Muhtar, hiç düşünmeden kendini namlunun önüne atar; "Yapma, dur!" sözleri çığlığa dönüşür. Fakat Bay Mustafa'nın parmağı tetiğe dokunmuştur. Tevfik'in kanlar içinde yere düştüğünü gören Bay Mustafa, panik içinde ona doğru atılır, bu arada kaçmakta olan Sarı Mehmet'e iki el ateş eder. Ormancı Sarı Mehmet de topuğundan ve kalçasından yaralanır, kanlar içinde yere yığılır.
Köylüler araya girer, Bay Mustafa'nın elinden silahını alırlar. Ağır yaralı Muhtar ve Ormancı, Muğla Devlet Hastahanesi'ne kaldırılır. Ancak, aldığı yaralar yüzünden çok kan kaybeden Muhtar kurtarılamaz. Bir hiç uğruna arkadaş katili olan Bay Mustafa, tutuklanır.

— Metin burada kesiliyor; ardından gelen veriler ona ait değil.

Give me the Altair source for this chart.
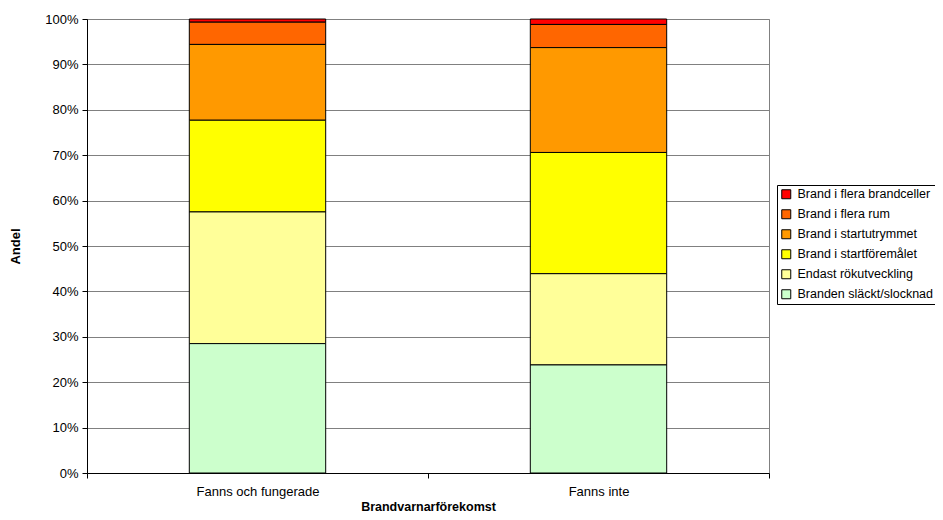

Bu acı, ağıt olur yüreklerde, bugünlere kadar unutulmaz.
Ormancı Mehmet İn, Marmaris İşletme Müdürlüğü'nden emekli olmuş ve 1971 yılında 56 yaşında iken ölmüştür. Mezarı Muğla'dadır. Mustafa Şahbudak ise, 82 yaşında olup Muğla'da yaşamaktadır.